[Directions]
Repeat exactly, and only, the lines from the one that contains "Convert this chart to Apache ECharts code." through the one that contains "1.0, 0.999, 1.0];", both ends included.
- - -
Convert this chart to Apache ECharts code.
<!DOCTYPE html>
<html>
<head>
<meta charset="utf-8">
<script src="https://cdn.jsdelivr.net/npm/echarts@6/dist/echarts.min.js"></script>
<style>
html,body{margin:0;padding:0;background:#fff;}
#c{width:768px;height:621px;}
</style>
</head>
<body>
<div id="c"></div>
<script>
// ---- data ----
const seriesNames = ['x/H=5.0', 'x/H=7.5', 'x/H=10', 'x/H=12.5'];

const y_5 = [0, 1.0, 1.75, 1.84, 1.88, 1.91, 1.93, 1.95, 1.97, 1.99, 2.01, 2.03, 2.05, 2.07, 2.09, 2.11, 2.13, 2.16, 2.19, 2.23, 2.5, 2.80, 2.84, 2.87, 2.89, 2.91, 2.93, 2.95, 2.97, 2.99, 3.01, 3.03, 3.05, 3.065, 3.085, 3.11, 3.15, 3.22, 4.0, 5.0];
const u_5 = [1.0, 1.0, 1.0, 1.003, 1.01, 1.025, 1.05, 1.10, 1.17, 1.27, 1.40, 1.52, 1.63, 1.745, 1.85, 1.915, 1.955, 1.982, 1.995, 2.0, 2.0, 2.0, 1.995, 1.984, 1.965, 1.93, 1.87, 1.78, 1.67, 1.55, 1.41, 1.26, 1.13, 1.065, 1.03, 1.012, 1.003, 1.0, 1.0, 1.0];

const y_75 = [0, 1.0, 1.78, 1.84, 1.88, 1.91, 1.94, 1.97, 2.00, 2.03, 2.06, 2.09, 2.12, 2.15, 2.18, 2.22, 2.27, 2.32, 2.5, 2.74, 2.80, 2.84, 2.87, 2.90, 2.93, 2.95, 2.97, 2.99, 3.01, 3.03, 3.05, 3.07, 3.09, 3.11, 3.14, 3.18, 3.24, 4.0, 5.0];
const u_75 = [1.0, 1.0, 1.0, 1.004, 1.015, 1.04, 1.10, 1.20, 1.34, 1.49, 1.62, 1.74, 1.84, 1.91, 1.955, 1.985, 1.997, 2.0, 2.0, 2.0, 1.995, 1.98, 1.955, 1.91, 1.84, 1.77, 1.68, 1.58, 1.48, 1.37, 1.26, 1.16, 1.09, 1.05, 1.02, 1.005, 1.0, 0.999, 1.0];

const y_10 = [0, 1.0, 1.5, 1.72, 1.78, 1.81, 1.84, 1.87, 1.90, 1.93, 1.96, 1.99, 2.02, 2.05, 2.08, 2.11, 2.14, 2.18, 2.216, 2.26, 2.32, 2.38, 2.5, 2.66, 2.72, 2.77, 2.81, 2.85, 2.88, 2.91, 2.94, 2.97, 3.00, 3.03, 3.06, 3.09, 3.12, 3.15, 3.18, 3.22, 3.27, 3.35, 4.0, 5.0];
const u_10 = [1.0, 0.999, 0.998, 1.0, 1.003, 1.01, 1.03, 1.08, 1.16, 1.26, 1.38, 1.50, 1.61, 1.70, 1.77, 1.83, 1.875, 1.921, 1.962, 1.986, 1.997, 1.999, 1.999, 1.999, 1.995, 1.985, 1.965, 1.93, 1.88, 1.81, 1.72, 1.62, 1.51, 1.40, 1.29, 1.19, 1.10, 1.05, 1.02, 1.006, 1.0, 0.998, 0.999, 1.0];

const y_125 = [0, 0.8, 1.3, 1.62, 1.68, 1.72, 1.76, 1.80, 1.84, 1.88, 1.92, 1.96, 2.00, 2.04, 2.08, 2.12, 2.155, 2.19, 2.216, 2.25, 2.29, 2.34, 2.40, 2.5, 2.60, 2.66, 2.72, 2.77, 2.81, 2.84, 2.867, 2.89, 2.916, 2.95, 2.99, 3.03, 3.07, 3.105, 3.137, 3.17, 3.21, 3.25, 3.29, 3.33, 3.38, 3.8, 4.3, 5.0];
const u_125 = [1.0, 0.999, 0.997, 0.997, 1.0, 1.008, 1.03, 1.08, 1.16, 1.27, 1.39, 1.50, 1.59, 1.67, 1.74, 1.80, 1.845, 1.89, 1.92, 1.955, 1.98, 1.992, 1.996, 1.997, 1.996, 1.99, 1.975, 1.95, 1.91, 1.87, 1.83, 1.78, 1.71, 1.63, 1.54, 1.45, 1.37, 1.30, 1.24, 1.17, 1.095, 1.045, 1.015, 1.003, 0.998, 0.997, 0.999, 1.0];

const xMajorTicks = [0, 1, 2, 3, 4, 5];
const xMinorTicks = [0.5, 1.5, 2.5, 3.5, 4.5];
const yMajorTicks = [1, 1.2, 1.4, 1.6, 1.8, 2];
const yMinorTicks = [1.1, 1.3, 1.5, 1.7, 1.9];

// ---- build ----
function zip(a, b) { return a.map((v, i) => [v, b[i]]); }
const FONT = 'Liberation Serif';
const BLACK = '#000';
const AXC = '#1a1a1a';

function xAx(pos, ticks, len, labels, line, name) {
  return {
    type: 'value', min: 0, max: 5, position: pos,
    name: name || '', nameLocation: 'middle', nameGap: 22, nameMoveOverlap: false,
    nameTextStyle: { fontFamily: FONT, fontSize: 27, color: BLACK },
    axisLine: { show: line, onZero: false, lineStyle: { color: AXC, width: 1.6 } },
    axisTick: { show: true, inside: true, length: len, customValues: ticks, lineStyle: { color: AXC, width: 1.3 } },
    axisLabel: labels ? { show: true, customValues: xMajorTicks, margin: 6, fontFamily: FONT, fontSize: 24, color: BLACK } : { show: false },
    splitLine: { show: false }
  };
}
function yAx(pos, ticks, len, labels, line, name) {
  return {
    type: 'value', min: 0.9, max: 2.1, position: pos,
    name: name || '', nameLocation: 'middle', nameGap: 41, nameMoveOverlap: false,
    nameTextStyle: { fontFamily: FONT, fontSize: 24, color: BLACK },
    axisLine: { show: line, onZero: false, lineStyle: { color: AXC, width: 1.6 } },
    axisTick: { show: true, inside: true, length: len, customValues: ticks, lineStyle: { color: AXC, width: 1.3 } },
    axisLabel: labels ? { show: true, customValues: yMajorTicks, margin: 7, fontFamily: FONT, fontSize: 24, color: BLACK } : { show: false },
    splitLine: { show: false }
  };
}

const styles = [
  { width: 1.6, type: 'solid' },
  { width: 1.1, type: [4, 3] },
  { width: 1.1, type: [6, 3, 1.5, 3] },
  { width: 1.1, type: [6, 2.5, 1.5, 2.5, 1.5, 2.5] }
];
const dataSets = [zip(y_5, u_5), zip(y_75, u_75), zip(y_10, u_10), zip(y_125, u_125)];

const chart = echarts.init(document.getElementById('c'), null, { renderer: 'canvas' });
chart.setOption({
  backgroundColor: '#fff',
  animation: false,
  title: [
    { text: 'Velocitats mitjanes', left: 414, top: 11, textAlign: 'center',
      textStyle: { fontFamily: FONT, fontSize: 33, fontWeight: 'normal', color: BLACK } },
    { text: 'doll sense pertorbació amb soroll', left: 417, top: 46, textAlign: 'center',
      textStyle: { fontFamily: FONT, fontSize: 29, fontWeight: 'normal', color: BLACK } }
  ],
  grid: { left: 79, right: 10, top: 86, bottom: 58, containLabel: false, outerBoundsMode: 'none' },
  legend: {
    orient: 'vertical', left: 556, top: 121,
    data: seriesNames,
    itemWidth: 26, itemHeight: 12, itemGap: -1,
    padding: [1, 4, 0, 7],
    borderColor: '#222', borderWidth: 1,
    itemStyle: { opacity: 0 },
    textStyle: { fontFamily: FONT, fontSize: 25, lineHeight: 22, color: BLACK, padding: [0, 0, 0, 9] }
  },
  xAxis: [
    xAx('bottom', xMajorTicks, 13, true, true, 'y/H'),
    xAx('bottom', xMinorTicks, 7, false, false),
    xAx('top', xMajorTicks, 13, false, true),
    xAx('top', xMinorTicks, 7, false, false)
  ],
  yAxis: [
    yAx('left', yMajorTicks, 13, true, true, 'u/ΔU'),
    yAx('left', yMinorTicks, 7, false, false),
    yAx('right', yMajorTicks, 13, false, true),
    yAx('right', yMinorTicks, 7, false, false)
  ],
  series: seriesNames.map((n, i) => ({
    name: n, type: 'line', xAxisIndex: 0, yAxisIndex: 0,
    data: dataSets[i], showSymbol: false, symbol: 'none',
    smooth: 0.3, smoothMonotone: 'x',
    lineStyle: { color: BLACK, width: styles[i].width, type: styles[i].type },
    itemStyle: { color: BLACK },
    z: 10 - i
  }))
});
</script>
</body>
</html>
- - -
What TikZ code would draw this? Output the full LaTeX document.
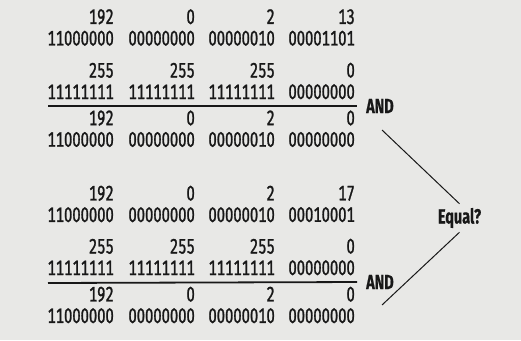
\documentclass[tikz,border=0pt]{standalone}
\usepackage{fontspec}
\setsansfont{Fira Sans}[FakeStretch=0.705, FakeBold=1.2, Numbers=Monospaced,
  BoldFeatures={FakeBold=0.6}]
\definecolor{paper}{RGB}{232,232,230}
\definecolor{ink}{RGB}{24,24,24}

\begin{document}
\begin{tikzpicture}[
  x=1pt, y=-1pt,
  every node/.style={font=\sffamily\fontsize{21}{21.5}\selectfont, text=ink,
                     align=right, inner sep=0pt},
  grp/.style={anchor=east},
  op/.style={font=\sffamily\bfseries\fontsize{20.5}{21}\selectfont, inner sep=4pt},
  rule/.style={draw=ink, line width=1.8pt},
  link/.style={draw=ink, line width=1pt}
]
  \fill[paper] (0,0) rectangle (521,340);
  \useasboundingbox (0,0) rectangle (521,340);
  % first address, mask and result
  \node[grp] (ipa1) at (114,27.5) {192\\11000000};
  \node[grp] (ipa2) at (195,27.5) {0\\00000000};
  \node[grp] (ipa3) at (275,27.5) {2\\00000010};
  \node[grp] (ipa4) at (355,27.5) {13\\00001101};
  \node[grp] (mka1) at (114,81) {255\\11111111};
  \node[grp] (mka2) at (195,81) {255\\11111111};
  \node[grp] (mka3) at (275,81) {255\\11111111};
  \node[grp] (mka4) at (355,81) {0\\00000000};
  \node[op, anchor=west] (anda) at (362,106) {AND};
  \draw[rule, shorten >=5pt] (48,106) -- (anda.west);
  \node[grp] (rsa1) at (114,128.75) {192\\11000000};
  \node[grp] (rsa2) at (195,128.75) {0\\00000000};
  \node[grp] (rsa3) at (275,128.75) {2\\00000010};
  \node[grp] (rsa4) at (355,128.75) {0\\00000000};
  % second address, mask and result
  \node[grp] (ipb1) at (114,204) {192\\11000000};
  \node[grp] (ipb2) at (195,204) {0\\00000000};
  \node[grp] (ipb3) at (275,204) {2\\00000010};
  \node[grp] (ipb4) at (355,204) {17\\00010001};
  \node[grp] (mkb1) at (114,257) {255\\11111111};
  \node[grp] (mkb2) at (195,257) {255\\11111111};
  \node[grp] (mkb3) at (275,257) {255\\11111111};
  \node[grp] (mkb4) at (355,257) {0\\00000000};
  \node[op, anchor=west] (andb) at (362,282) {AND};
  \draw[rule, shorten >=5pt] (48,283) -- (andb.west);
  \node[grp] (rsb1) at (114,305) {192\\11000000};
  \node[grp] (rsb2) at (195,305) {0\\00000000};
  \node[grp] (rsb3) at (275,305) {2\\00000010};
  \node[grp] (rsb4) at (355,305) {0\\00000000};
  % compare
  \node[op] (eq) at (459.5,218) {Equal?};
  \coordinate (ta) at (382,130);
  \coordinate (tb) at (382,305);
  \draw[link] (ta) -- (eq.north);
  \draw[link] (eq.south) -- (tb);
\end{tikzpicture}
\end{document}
- - -
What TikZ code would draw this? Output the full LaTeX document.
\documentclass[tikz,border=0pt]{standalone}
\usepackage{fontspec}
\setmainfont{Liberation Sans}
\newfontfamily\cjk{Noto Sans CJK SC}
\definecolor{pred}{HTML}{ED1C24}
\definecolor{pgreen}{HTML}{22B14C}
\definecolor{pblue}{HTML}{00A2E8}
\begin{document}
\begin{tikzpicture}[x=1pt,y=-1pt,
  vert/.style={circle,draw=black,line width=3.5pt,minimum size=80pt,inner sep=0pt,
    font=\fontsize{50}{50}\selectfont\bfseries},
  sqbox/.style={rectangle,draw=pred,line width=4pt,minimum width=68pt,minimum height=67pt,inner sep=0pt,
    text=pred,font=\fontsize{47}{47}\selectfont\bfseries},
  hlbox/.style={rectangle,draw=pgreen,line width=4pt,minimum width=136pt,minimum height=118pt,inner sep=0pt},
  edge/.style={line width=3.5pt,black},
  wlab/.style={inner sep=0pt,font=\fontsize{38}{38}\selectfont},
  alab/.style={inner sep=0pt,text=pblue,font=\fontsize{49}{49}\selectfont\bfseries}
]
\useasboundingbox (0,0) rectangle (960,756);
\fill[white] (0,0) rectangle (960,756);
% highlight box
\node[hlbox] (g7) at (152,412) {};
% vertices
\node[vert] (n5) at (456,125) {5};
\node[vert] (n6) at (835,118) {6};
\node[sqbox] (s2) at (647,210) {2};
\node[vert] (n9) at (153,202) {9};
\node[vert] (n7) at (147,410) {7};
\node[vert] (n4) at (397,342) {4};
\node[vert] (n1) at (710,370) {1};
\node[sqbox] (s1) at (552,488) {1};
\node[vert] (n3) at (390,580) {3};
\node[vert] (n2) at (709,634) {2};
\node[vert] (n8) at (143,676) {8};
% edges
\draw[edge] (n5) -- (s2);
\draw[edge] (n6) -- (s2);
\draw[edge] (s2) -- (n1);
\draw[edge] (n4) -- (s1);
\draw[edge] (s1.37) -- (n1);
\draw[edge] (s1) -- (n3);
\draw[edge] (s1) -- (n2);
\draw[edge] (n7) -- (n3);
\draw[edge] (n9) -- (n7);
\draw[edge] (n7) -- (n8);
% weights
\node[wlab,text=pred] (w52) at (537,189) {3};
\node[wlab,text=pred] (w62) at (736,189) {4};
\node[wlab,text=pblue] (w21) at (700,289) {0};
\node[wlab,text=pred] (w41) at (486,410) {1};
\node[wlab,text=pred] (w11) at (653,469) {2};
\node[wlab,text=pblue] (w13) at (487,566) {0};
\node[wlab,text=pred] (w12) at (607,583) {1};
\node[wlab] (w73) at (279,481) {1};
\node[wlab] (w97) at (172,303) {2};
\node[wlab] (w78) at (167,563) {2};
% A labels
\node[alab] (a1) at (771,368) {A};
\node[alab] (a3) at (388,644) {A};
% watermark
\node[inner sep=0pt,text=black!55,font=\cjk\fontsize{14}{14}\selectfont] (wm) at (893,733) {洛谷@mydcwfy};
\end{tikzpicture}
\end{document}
- - -
[Task result]
Convert this chart to Apache ECharts code.
<!DOCTYPE html>
<html>
<head>
<meta charset="utf-8">
<script src="https://cdn.jsdelivr.net/npm/echarts@6/dist/echarts.min.js"></script>
<style>
html,body{margin:0;padding:0;background:#fff;}
#c{width:768px;height:621px;}
</style>
</head>
<body>
<div id="c"></div>
<script>
// ---- data ----
const seriesNames = ['x/H=5.0', 'x/H=7.5', 'x/H=10', 'x/H=12.5'];

const y_5 = [0, 1.0, 1.75, 1.84, 1.88, 1.91, 1.93, 1.95, 1.97, 1.99, 2.01, 2.03, 2.05, 2.07, 2.09, 2.11, 2.13, 2.16, 2.19, 2.23, 2.5, 2.80, 2.84, 2.87, 2.89, 2.91, 2.93, 2.95, 2.97, 2.99, 3.01, 3.03, 3.05, 3.065, 3.085, 3.11, 3.15, 3.22, 4.0, 5.0];
const u_5 = [1.0, 1.0, 1.0, 1.003, 1.01, 1.025, 1.05, 1.10, 1.17, 1.27, 1.40, 1.52, 1.63, 1.745, 1.85, 1.915, 1.955, 1.982, 1.995, 2.0, 2.0, 2.0, 1.995, 1.984, 1.965, 1.93, 1.87, 1.78, 1.67, 1.55, 1.41, 1.26, 1.13, 1.065, 1.03, 1.012, 1.003, 1.0, 1.0, 1.0];

const y_75 = [0, 1.0, 1.78, 1.84, 1.88, 1.91, 1.94, 1.97, 2.00, 2.03, 2.06, 2.09, 2.12, 2.15, 2.18, 2.22, 2.27, 2.32, 2.5, 2.74, 2.80, 2.84, 2.87, 2.90, 2.93, 2.95, 2.97, 2.99, 3.01, 3.03, 3.05, 3.07, 3.09, 3.11, 3.14, 3.18, 3.24, 4.0, 5.0];
const u_75 = [1.0, 1.0, 1.0, 1.004, 1.015, 1.04, 1.10, 1.20, 1.34, 1.49, 1.62, 1.74, 1.84, 1.91, 1.955, 1.985, 1.997, 2.0, 2.0, 2.0, 1.995, 1.98, 1.955, 1.91, 1.84, 1.77, 1.68, 1.58, 1.48, 1.37, 1.26, 1.16, 1.09, 1.05, 1.02, 1.005, 1.0, 0.999, 1.0];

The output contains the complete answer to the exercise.